Title: Automated validation of structured large databases: an illustration of material code bulk validation
Authors: Ravindra Patankar; Sandeep Dulluri
Addresses: Big Data Analytics Team, Reliance Industries Ltd., Mumbai, India ' Big Data Analytics Team, Reliance Industries Ltd., Mumbai, India
Abstract: The accumulation of data and henceforth the storage is growing at an exponential phase owing to the decrease in the memory costs and increasingly complex business processes. With the increased data, typically there would be an increase in the complexity of validating the data. Often, the complexity and effort in validation of large scale databases grows nonlinearly with the increase in database size (Lee et al., 1999).
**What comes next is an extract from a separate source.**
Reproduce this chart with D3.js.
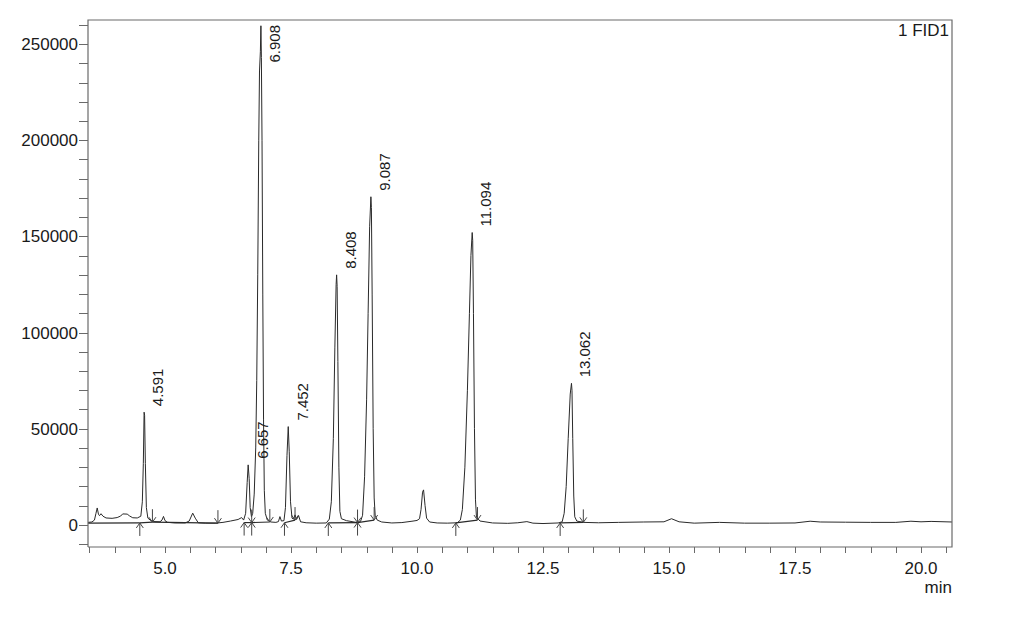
<!DOCTYPE html>
<html lang="en">
<head>
<meta charset="utf-8">
<title>FID1 chromatogram</title>
<style>
  body { margin: 0; background: #fff; }
  svg { display: block; font-family: "Liberation Sans", Arial, sans-serif; }
  .frame { fill: none; stroke: #6a6a6a; stroke-width: 1.2; }
  .tick { stroke: #6a6a6a; stroke-width: 1; }
  .tick-label { fill: #1a1a1a; font-size: 17px; }
  .trace { fill: none; stroke: #2a2a2a; stroke-width: 1; stroke-linejoin: round; }
  .baseline { fill: none; stroke: #2a2a2a; stroke-width: 1.2; }
  .marker { fill: none; stroke: #444; stroke-width: 1; }
  .peak-label { fill: #1a1a1a; font-size: 15px; }
</style>
</head>
<body>
<div id="wrapper"></div>
<script src="https://cdn.jsdelivr.net/npm/d3@7"></script>
<script>
// detector signal: [time (min), counts]
const trace = [
  [3.472, 1300], [3.55, 1500], [3.60, 2500], [3.63, 6000], [3.655, 8800], [3.68, 5500],
  [3.70, 4800], [3.73, 5800], [3.77, 4500], [3.83, 3600], [3.95, 3400], [4.05, 3800],
  [4.12, 4600], [4.16, 5700], [4.25, 5600], [4.30, 4600], [4.36, 3700], [4.45, 3600],
  [4.52, 4500], [4.55, 12000], [4.57, 32000], [4.585, 58600], [4.595, 57000], [4.61, 32000],
  [4.63, 9000], [4.66, 3500], [4.72, 2200], [4.80, 1700], [4.90, 1600], [4.94, 2500],
  [4.97, 4400], [5.00, 2200], [5.05, 1300], [5.20, 1000], [5.40, 1000], [5.48, 2000],
  [5.55, 6100], [5.60, 3500], [5.66, 1100], [5.80, 900], [6.00, 900], [6.15, 1300],
  [6.30, 2000], [6.45, 2800], [6.52, 3800], [6.56, 2500], [6.60, 6000], [6.63, 22000],
  [6.65, 31200], [6.67, 24000], [6.69, 9000], [6.715, 4300], [6.74, 6000], [6.77, 16000],
  [6.80, 40000], [6.82, 75000], [6.84, 130000], [6.86, 200000], [6.875, 236000],
  [6.892, 246000], [6.903, 259500], [6.912, 243000], [6.925, 200000], [6.94, 120000],
  [6.955, 55000], [6.97, 18000], [6.99, 6000], [7.03, 2500], [7.10, 1500], [7.20, 1300],
  [7.25, 1700], [7.28, 4300], [7.31, 2000], [7.36, 2200], [7.39, 9000], [7.42, 36000],
  [7.445, 51100], [7.465, 38000], [7.49, 12000], [7.52, 3500], [7.55, 3000], [7.58, 5200],
  [7.61, 2800], [7.65, 4800], [7.69, 1600], [7.80, 1100], [8.00, 900], [8.20, 1000],
  [8.26, 3000], [8.30, 12000], [8.34, 45000], [8.37, 92000], [8.395, 125000], [8.405, 130000],
  [8.415, 124000], [8.43, 85000], [8.45, 30000], [8.47, 7000], [8.50, 3200], [8.60, 2200],
  [8.75, 1500], [8.82, 1200], [8.88, 1800], [8.92, 5000], [8.96, 25000], [9.00, 65000],
  [9.03, 110000], [9.06, 155000], [9.085, 170600], [9.095, 165000], [9.11, 120000],
  [9.13, 50000], [9.15, 14000], [9.17, 5000], [9.21, 2500], [9.30, 1500], [9.50, 1000],
  [9.70, 1200], [9.90, 1900], [10.00, 2300], [10.05, 3200], [10.08, 8000], [10.11, 17000],
  [10.13, 18200], [10.16, 10000], [10.19, 3500], [10.25, 1500], [10.40, 1000], [10.60, 900],
  [10.80, 1100], [10.86, 2500], [10.90, 8000], [10.95, 30000], [11.00, 70000], [11.04, 110000],
  [11.07, 140000], [11.095, 152000], [11.105, 148000], [11.12, 110000], [11.14, 50000],
  [11.16, 13000], [11.18, 4000], [11.25, 2000], [11.50, 1000], [11.80, 800], [12.00, 1100],
  [12.18, 1700], [12.30, 900], [12.50, 700], [12.80, 1000], [12.88, 1600], [12.92, 6000],
  [12.96, 20000], [13.00, 45000], [13.04, 68000], [13.065, 73600], [13.075, 70000],
  [13.09, 45000], [13.11, 15000], [13.13, 4200], [13.17, 2000], [13.30, 1300], [13.60, 1100],
  [14.00, 1300], [14.50, 1500], [14.90, 1600], [15.05, 3200], [15.20, 1600], [15.50, 900],
  [16.00, 1300], [16.50, 900], [17.00, 900], [17.50, 1000], [17.80, 1900], [18.00, 1500],
  [18.50, 1400], [19.00, 1300], [19.50, 1300], [19.80, 1900], [20.00, 1600], [20.20, 1800],
  [20.615, 1500]
]

// labelled peaks
const peakTimes = [4.591, 6.657, 6.908, 7.452, 8.408, 9.087, 11.094, 13.062]
const peakLabels = ["4.591", "6.657", "6.908", "7.452", "8.408", "9.087", "11.094", "13.062"]
const peakApex = [58600, 31200, 259500, 51100, 130000, 170600, 152000, 73600]

// integration marks: peak start (up arrow) and peak end (down arrow)
const startMarks = [[4.50, 1000], [6.57, 1200], [6.72, 1200], [7.37, 1100], [8.24, 1000], [8.82, 1200], [10.77, 1000], [12.84, 1000]]
const endMarks = [[4.75, 1400], [6.05, 900], [6.72, 1200], [7.08, 1500], [7.58, 2500], [8.82, 1200], [9.15, 2500], [11.20, 2500], [13.30, 1300]]

// integration baseline segments [t1, v1, t2, v2]
const baseSegments = [
  [3.472, 900, 4.50, 1000], [4.50, 1000, 4.75, 1400], [4.75, 1400, 6.05, 900],
  [6.57, 1200, 6.72, 1200], [6.72, 1200, 7.08, 1500], [7.37, 1100, 7.58, 2500],
  [8.24, 1000, 8.82, 1200], [8.82, 1200, 9.15, 2500], [10.77, 1000, 11.20, 2500],
  [12.84, 1000, 13.30, 1300]
]

const yMajorTicks = [0, 50000, 100000, 150000, 200000, 250000]
const xMajorTicks = [5.0, 7.5, 10.0, 12.5, 15.0, 17.5, 20.0]
const signalName = "1 FID1"
const timeUnit = "min"

function drawChart() {
  const width = 1020
  const height = 621
  const plot = { left: 88, right: 952, top: 20, bottom: 547 }

  const x = d3.scaleLinear().domain([3.472, 20.615]).range([plot.left, plot.right])
  const y = d3.scaleLinear().domain([-11500, 262500]).range([plot.bottom, plot.top])

  const svg = d3.select("#wrapper").append("svg")
    .attr("width", width)
    .attr("height", height)

  // y axis: minor every 10000, labels every 50000
  const yMinor = d3.range(-10000, 260001, 10000)
  svg.append("g").selectAll("line")
    .data(yMinor)
    .join("line")
    .attr("class", "tick")
    .attr("x1", plot.left - 9)
    .attr("x2", plot.left)
    .attr("y1", d => Math.round(y(d)) + 0.5)
    .attr("y2", d => Math.round(y(d)) + 0.5)

  svg.append("g").selectAll("text")
    .data(yMajorTicks)
    .join("text")
    .attr("class", "tick-label")
    .attr("x", plot.left - 10)
    .attr("y", d => y(d))
    .attr("dy", "0.36em")
    .attr("text-anchor", "end")
    .text(d => d)

  // x axis: minor every 0.5 min
  const xMinor = d3.range(3.5, 20.51, 0.5)
  svg.append("g").selectAll("line")
    .data(xMinor)
    .join("line")
    .attr("class", "tick")
    .attr("x1", d => Math.round(x(d)) + 0.5)
    .attr("x2", d => Math.round(x(d)) + 0.5)
    .attr("y1", plot.bottom)
    .attr("y2", plot.bottom + 6)

  svg.append("g").selectAll("text")
    .data(xMajorTicks)
    .join("text")
    .attr("class", "tick-label")
    .attr("x", d => x(d))
    .attr("y", plot.bottom + 27)
    .attr("text-anchor", "middle")
    .text(d => d.toFixed(1))

  svg.append("text")
    .attr("class", "tick-label")
    .attr("x", plot.right)
    .attr("y", plot.bottom + 46)
    .attr("text-anchor", "end")
    .text(timeUnit)

  // trace, clipped to the frame
  svg.append("clipPath").attr("id", "plot-clip")
    .append("rect")
    .attr("x", plot.left)
    .attr("y", plot.top)
    .attr("width", plot.right - plot.left)
    .attr("height", plot.bottom - plot.top)

  const body = svg.append("g").attr("clip-path", "url(#plot-clip)")

  body.selectAll(".baseline")
    .data(baseSegments)
    .join("line")
    .attr("class", "baseline")
    .attr("x1", d => x(d[0]))
    .attr("y1", d => y(d[1]))
    .attr("x2", d => x(d[2]))
    .attr("y2", d => y(d[3]))

  const line = d3.line()
    .x(d => x(d[0]))
    .y(d => y(d[1]))

  body.append("path")
    .datum(trace)
    .attr("class", "trace")
    .attr("d", line)

  // start marks: arrow below baseline pointing up
  const arrowLen = 13
  body.selectAll(".start-mark")
    .data(startMarks)
    .join("path")
    .attr("class", "marker start-mark")
    .attr("d", d => {
      const px = x(d[0]), py = y(d[1])
      return `M${px},${py + arrowLen}V${py}M${px - 3.5},${py + 5}L${px},${py}L${px + 3.5},${py + 5}`
    })

  // end marks: arrow above baseline pointing down
  body.selectAll(".end-mark")
    .data(endMarks)
    .join("path")
    .attr("class", "marker end-mark")
    .attr("d", d => {
      const px = x(d[0]), py = y(d[1])
      return `M${px},${py - arrowLen}V${py}M${px - 3.5},${py - 5}L${px},${py}L${px + 3.5},${py - 5}`
    })

  // retention time labels, rotated, kept inside the frame
  svg.append("g").selectAll("text")
    .data(peakTimes)
    .join("text")
    .attr("class", "peak-label")
    .attr("text-anchor", "start")
    .text((d, i) => peakLabels[i])
    .each(function (d, i) {
      const len = this.getComputedTextLength()
      const px = x(d) + 19
      const py = Math.max(y(peakApex[i]) - 6, plot.top + 5 + len)
      d3.select(this).attr("transform", `translate(${px},${py}) rotate(-90)`)
    })

  // frame
  svg.append("path")
    .attr("class", "frame")
    .attr("d", `M${plot.left},${plot.bottom}V${plot.top}H${plot.right}V${plot.bottom}H${plot.left}`)

  svg.append("text")
    .attr("class", "tick-label")
    .attr("x", plot.right - 3)
    .attr("y", plot.top + 16)
    .attr("text-anchor", "end")
    .text(signalName)
}
drawChart()
</script>
</body>
</html>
In this paper, we discuss a novel methodology for bulk validation of large scale structured databases. The approach we propose is generic and has been tested in a real time environment. We present an illustration of validation on a material codes validation problem faced by a Fortune 100 enterprise. The demonstration would highlight the heterogeneity, and scale-scope of data validation related problems and henceforth tackling these problems effectively via application of machine learning techniques on Big Data.
Keywords: decision trees; structured large databases; automated validation; big data; MADlib; Greenplum; material codes; bulk validation; data validation; machine learning.
International Journal of Big Data Intelligence, 2016 Vol.3 No.1, pp.38 - 50
Received: 05 Mar 2014
Accepted: 14 Sep 2014
Published online: 29 Dec 2015 *